>> begin PROVIDED MATERIAL
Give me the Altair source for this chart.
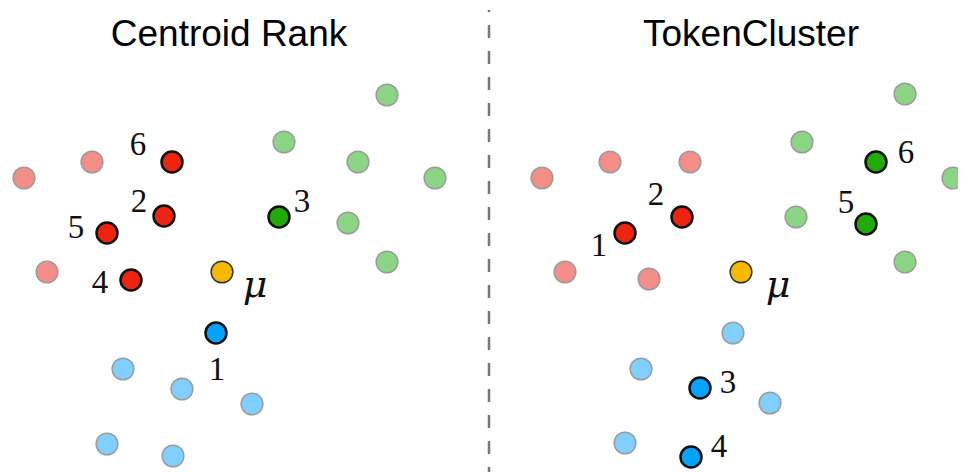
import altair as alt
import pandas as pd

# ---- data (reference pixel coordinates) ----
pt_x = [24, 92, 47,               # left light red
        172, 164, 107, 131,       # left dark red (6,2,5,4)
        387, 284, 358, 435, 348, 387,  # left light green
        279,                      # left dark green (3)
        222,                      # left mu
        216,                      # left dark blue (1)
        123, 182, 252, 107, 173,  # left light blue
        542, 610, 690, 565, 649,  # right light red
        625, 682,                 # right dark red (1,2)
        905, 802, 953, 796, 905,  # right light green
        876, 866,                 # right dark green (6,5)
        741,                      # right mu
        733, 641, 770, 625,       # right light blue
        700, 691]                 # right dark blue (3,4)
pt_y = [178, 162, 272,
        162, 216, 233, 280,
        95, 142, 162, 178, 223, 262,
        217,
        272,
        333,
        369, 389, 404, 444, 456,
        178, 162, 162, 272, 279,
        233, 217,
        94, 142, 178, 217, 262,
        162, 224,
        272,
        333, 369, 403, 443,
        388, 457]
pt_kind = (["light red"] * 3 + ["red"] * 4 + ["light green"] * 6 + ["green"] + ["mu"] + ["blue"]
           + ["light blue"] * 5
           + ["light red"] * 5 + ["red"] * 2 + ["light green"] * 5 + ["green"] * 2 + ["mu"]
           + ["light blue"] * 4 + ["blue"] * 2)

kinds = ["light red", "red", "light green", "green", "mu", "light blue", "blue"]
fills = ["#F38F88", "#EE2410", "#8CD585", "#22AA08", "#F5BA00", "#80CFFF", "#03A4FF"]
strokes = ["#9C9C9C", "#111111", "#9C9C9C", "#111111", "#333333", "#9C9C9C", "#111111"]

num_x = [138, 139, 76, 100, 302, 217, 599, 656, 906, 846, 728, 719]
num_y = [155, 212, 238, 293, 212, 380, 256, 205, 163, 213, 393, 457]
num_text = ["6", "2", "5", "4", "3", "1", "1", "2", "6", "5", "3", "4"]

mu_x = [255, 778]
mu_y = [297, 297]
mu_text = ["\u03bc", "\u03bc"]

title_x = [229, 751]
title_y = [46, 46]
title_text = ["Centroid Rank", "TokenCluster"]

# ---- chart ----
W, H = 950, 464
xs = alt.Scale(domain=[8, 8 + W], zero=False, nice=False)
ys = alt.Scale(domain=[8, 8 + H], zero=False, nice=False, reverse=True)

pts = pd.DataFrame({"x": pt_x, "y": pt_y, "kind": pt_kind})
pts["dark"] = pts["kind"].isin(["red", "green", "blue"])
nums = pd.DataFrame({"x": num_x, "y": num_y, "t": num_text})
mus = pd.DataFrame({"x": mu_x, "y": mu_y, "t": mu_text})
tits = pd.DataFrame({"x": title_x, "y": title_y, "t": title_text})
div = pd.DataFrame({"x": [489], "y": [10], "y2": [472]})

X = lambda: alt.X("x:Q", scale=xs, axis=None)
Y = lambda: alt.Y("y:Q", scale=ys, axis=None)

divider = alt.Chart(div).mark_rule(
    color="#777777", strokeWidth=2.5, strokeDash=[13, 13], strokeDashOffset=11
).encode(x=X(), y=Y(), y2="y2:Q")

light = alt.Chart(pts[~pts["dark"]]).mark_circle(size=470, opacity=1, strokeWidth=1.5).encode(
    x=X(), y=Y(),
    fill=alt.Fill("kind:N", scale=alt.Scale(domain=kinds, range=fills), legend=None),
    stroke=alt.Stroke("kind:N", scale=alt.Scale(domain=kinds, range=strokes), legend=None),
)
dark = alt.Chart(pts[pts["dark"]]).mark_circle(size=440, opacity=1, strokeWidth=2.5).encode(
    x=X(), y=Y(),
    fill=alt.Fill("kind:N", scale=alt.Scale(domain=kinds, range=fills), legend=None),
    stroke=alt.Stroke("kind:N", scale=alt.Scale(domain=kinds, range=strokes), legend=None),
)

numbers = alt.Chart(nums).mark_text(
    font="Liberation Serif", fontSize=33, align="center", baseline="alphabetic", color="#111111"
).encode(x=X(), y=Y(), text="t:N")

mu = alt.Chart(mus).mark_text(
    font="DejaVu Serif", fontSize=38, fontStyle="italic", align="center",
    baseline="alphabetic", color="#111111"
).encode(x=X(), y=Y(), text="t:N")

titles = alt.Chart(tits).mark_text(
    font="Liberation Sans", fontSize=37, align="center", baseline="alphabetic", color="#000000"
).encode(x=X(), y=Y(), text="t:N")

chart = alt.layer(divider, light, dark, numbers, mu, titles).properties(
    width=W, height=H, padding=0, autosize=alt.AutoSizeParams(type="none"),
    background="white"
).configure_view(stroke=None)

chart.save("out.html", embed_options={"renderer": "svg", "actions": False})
>> end PROVIDED MATERIAL
Reproduce the material above from its first line through the line containing "import pandas as pd", both ends included, and skip every picture.

Give me the Altair source for this chart.
import altair as alt
import pandas as pd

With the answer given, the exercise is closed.